* _Stated goal_: Give a verbatim copy of the lines below, minus the pictures.

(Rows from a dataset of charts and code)
↓

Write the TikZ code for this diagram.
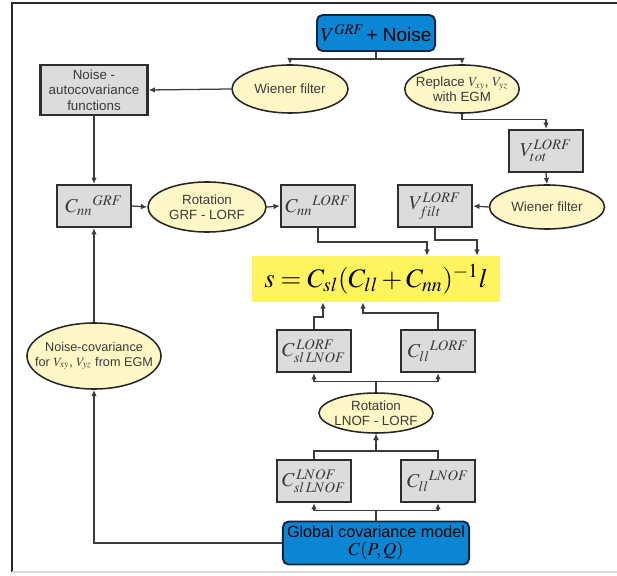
\documentclass[tikz,border=0pt]{standalone}
\usepackage{mathptmx}
\usepackage{fontspec}
\setmainfont{Liberation Sans}
\usepackage{tikz}
\usetikzlibrary{calc,arrows.meta,shapes.geometric}
\definecolor{blufill}{HTML}{0A86D4}
\definecolor{blubd}{HTML}{10263F}
\definecolor{gryfill}{HTML}{DCDCDC}
\definecolor{grybd}{HTML}{2E2E2E}
\definecolor{ellfill}{HTML}{FFF8C6}
\definecolor{ellbd}{HTML}{262626}
\definecolor{eqfill}{HTML}{FFF35E}
\definecolor{lncol}{HTML}{3C3C3C}
\definecolor{txt}{HTML}{3A3A3A}
\definecolor{framecol}{HTML}{2A2A2A}
\tikzset{
  blubox/.style={draw=blubd, line width=1.4pt, fill=blufill, rounded corners=4pt, inner sep=0pt, align=center},
  grybox/.style={draw=grybd, line width=1.6pt, fill=gryfill, minimum width=1.85cm, minimum height=1.05cm, inner sep=0pt, text=txt, align=center},
  yelell/.style={ellipse, draw=ellbd, line width=1.1pt, fill=ellfill, inner sep=-4pt, text=txt, align=center,
    font=\fontsize{9.5}{11}\selectfont},
  eqbox/.style={fill=eqfill, minimum width=6.2cm, minimum height=1.15cm, inner sep=0pt},
  ln/.style={draw=lncol, line width=0.9pt},
  arr/.style={ln, -{Latex[length=4.5pt,width=4pt]}},
  cfont/.style={font=\fontsize{14}{14}\selectfont}
}
\begin{document}
\begin{tikzpicture}[x=0.025cm, y=-0.025cm]
  \useasboundingbox (0,0) rectangle (617,576);
  % frame
  \draw[framecol, line width=1pt] (617,3) -- (12,3) -- (12,572);
  \draw[black!15, line width=1pt] (12,572) -- (617,572);

  % top row
  \node[blubox, minimum width=2.95cm, minimum height=0.9cm] (top) at (376,33)
    {{\fontsize{14}{14}\selectfont$V^{GRF}$}\,{\fontsize{13.5}{14}\selectfont + Noise}};
  \node[yelell, minimum width=2.9cm, minimum height=1.2cm] (wf1) at (290,89) {Wiener filter};
  \node[yelell, minimum width=2.85cm, minimum height=1.2cm] (repl) at (462,89)
    {Replace $V_{xy}$, $V_{yz}$\\with EGM};
  \node[grybox, minimum width=2.675cm, minimum height=1.25cm, font=\fontsize{9.5}{11}\selectfont] (noiseac) at (94,90)
    {Noise -\\autocovariance\\functions};
  \node[grybox, cfont] (vtot) at (546,151) {$V^{LORF}_{tot}$};

  % second row
  \node[grybox, cfont] (cnngrf) at (94,206) {$C_{nn}{}^{GRF}$};
  \node[yelell, minimum width=2.95cm, minimum height=1.25cm] (rotgrf) at (207,207) {Rotation\\GRF - LORF};
  \node[grybox, cfont] (cnnlorf) at (318,206) {$C_{nn}{}^{LORF}$};
  \node[grybox, cfont] (vfilt) at (435,206) {$V^{LORF}_{filt}$};
  \node[yelell, minimum width=2.875cm, minimum height=1.1cm] (wf2) at (547,207) {Wiener filter};

  % formula
  \node[eqbox, font=\fontsize{19}{19}\selectfont] (eq) at (376,279) {$s=C_{sl}(C_{ll}+C_{nn})^{-1}l$};

  % lower part
  \node[yelell, minimum width=3.35cm, minimum height=1.65cm, inner sep=-9pt, font=\fontsize{9}{10.5}\selectfont] (noisecov) at (94,356)
    {Noise-covariance\\for $V_{xy}$, $V_{yz}$ from EGM};
  \node[grybox, cfont] (csllorf) at (314,351) {$C^{\,LORF}_{sl\,LNOF}$};
  \node[grybox, cfont] (clllorf) at (438,351) {$C_{ll}{}^{LORF}$};
  \node[yelell, minimum width=2.85cm, minimum height=1.0cm] (rotln) at (376,413) {Rotation\\LNOF - LORF};
  \node[grybox, cfont] (csllnof) at (314,481) {$C^{\,LNOF}_{sl\,LNOF}$};
  \node[grybox, cfont] (clllnof) at (438,481) {$C_{ll}{}^{LNOF}$};
  \node[blubox, minimum width=4.65cm, minimum height=1.075cm] (global) at (376,543)
    {{\fontsize{11.5}{13}\selectfont Global covariance model}\\[1pt]{\fontsize{13}{13}\selectfont$C(P,Q)$}};

  % connectors
  \draw[arr] (top.south) -- ++(0,7) -| (wf1.north);
  \draw[arr] (top.south) -- ++(0,7) -| (repl.north);
  \draw[arr] (wf1.west) -- (noiseac.east);
  \draw[arr] (noiseac.south) -- (cnngrf.north);
  \draw[arr] (repl.south) -- ++(0,6) -| (vtot.north);
  \draw[arr] (vtot.south) -- (wf2.north);
  \draw[arr] (wf2.west) -- (vfilt.east);
  \draw[arr] (cnngrf.east) -- (rotgrf.west);
  \draw[arr] (rotgrf.east) -- (cnnlorf.west);
  \draw[arr] (cnnlorf.south) -- ++(0,14) -| ($(eq.north)+(51,0)$);
  \draw[arr] (vfilt.south) -- ++(0,12) -| ($(eq.north)+(101,0)$);
  \draw[arr] (csllorf.north) -- ++(0,-12) -| ($(eq.south)+(-53,0)$);
  \draw[arr] (clllorf.north) -- ++(0,-16) -| ($(eq.south)+(-13,0)$);
  \draw[arr] (rotln.north) -- ++(0,-11) -| (csllorf.south);
  \draw[arr] (rotln.north) -- ++(0,-11) -| (clllorf.south);
  \draw[arr] (csllnof.north) -- ++(0,-8) -| (rotln.south);
  \draw[arr] (clllnof.north) -- ++(0,-8) -| (rotln.south);
  \draw[arr] (global.north) -- ++(0,-10) -| (csllnof.south);
  \draw[arr] (global.north) -- ++(0,-10) -| (clllnof.south);
  \draw[arr] (global.west) -| (noisecov.south);
  \draw[arr] (noisecov.north) -- (cnngrf.south);
\end{tikzpicture}
\end{document}
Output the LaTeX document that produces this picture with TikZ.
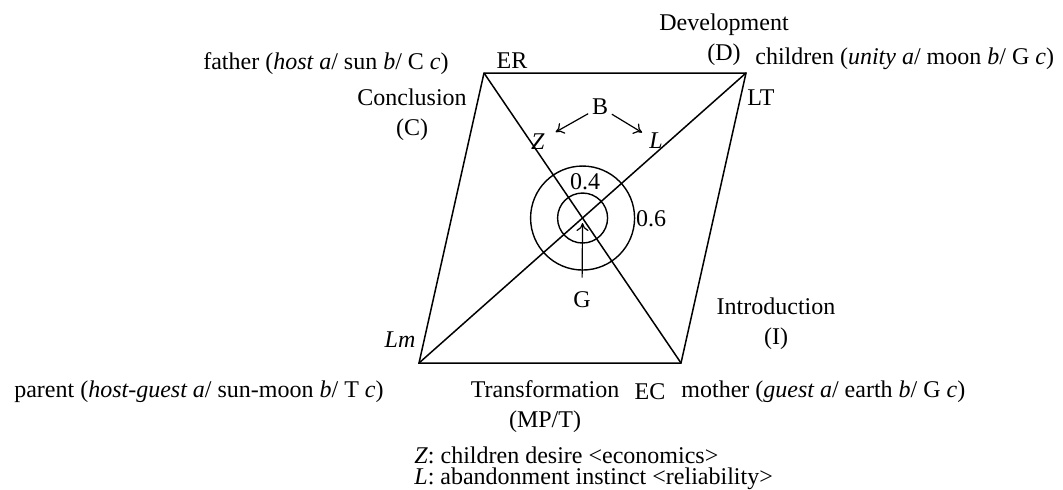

↑

* _Task result_:
Write the TikZ code for this diagram.
\documentclass[tikz,border=0pt]{standalone}
\usepackage{mathptmx}
\usepackage{fontspec}
\setmainfont{Liberation Sans}
\usepackage{tikz}
\usetikzlibrary{calc,arrows.meta,shapes.geometric}
\definecolor{blufill}{HTML}{0A86D4}
\definecolor{blubd}{HTML}{10263F}
\definecolor{gryfill}{HTML}{DCDCDC}
\definecolor{grybd}{HTML}{2E2E2E}
\definecolor{ellfill}{HTML}{FFF8C6}
\definecolor{ellbd}{HTML}{262626}
\definecolor{eqfill}{HTML}{FFF35E}
\definecolor{lncol}{HTML}{3C3C3C}
\definecolor{txt}{HTML}{3A3A3A}
\definecolor{framecol}{HTML}{2A2A2A}
\tikzset{
  blubox/.style={draw=blubd, line width=1.4pt, fill=blufill, rounded corners=4pt, inner sep=0pt, align=center},
  grybox/.style={draw=grybd, line width=1.6pt, fill=gryfill, minimum width=1.85cm, minimum height=1.05cm, inner sep=0pt, text=txt, align=center},
  yelell/.style={ellipse, draw=ellbd, line width=1.1pt, fill=ellfill, inner sep=-4pt, text=txt, align=center,
    font=\fontsize{9.5}{11}\selectfont},
  eqbox/.style={fill=eqfill, minimum width=6.2cm, minimum height=1.15cm, inner sep=0pt},
  ln/.style={draw=lncol, line width=0.9pt},
  arr/.style={ln, -{Latex[length=4.5pt,width=4pt]}},
  cfont/.style={font=\fontsize{14}{14}\selectfont}
}
\begin{document}
\begin{tikzpicture}[x=0.025cm, y=-0.025cm]
  \useasboundingbox (0,0) rectangle (617,576);
  % frame
  \draw[framecol, line width=1pt] (617,3) -- (12,3) -- (12,572);
  \draw[black!15, line width=1pt] (12,572) -- (617,572);

  % top row
  \node[blubox, minimum width=2.95cm, minimum height=0.9cm] (top) at (376,33)
    {{\fontsize{14}{14}\selectfont$V^{GRF}$}\,{\fontsize{13.5}{14}\selectfont + Noise}};
  \node[yelell, minimum width=2.9cm, minimum height=1.2cm] (wf1) at (290,89) {Wiener filter};
  \node[yelell, minimum width=2.85cm, minimum height=1.2cm] (repl) at (462,89)
    {Replace $V_{xy}$, $V_{yz}$\\with EGM};
  \node[grybox, minimum width=2.675cm, minimum height=1.25cm, font=\fontsize{9.5}{11}\selectfont] (noiseac) at (94,90)
    {Noise -\\autocovariance\\functions};
  \node[grybox, cfont] (vtot) at (546,151) {$V^{LORF}_{tot}$};

  % second row
  \node[grybox, cfont] (cnngrf) at (94,206) {$C_{nn}{}^{GRF}$};
  \node[yelell, minimum width=2.95cm, minimum height=1.25cm] (rotgrf) at (207,207) {Rotation\\GRF - LORF};
  \node[grybox, cfont] (cnnlorf) at (318,206) {$C_{nn}{}^{LORF}$};
  \node[grybox, cfont] (vfilt) at (435,206) {$V^{LORF}_{filt}$};
  \node[yelell, minimum width=2.875cm, minimum height=1.1cm] (wf2) at (547,207) {Wiener filter};

  % formula
  \node[eqbox, font=\fontsize{19}{19}\selectfont] (eq) at (376,279) {$s=C_{sl}(C_{ll}+C_{nn})^{-1}l$};

  % lower part
  \node[yelell, minimum width=3.35cm, minimum height=1.65cm, inner sep=-9pt, font=\fontsize{9}{10.5}\selectfont] (noisecov) at (94,356)
    {Noise-covariance\\for $V_{xy}$, $V_{yz}$ from EGM};
  \node[grybox, cfont] (csllorf) at (314,351) {$C^{\,LORF}_{sl\,LNOF}$};
  \node[grybox, cfont] (clllorf) at (438,351) {$C_{ll}{}^{LORF}$};
  \node[yelell, minimum width=2.85cm, minimum height=1.0cm] (rotln) at (376,413) {Rotation\\LNOF - LORF};
  \node[grybox, cfont] (csllnof) at (314,481) {$C^{\,LNOF}_{sl\,LNOF}$};
  \node[grybox, cfont] (clllnof) at (438,481) {$C_{ll}{}^{LNOF}$};
  \node[blubox, minimum width=4.65cm, minimum height=1.075cm] (global) at (376,543)
    {{\fontsize{11.5}{13}\selectfont Global covariance model}\\[1pt]{\fontsize{13}{13}\selectfont$C(P,Q)$}};

  % connectors
  \draw[arr] (top.south) -- ++(0,7) -| (wf1.north);
  \draw[arr] (top.south) -- ++(0,7) -| (repl.north);
  \draw[arr] (wf1.west) -- (noiseac.east);
  \draw[arr] (noiseac.south) -- (cnngrf.north);
  \draw[arr] (repl.south) -- ++(0,6) -| (vtot.north);
  \draw[arr] (vtot.south) -- (wf2.north);
  \draw[arr] (wf2.west) -- (vfilt.east);
  \draw[arr] (cnngrf.east) -- (rotgrf.west);
  \draw[arr] (rotgrf.east) -- (cnnlorf.west);
  \draw[arr] (cnnlorf.south) -- ++(0,14) -| ($(eq.north)+(51,0)$);
  \draw[arr] (vfilt.south) -- ++(0,12) -| ($(eq.north)+(101,0)$);
  \draw[arr] (csllorf.north) -- ++(0,-12) -| ($(eq.south)+(-53,0)$);
  \draw[arr] (clllorf.north) -- ++(0,-16) -| ($(eq.south)+(-13,0)$);
  \draw[arr] (rotln.north) -- ++(0,-11) -| (csllorf.south);
  \draw[arr] (rotln.north) -- ++(0,-11) -| (clllorf.south);
  \draw[arr] (csllnof.north) -- ++(0,-8) -| (rotln.south);
  \draw[arr] (clllnof.north) -- ++(0,-8) -| (rotln.south);
  \draw[arr] (global.north) -- ++(0,-10) -| (csllnof.south);
  \draw[arr] (global.north) -- ++(0,-10) -| (clllnof.south);
  \draw[arr] (global.west) -| (noisecov.south);
  \draw[arr] (noisecov.north) -- (cnngrf.south);
\end{tikzpicture}
\end{document}
Output the LaTeX document that produces this picture with TikZ.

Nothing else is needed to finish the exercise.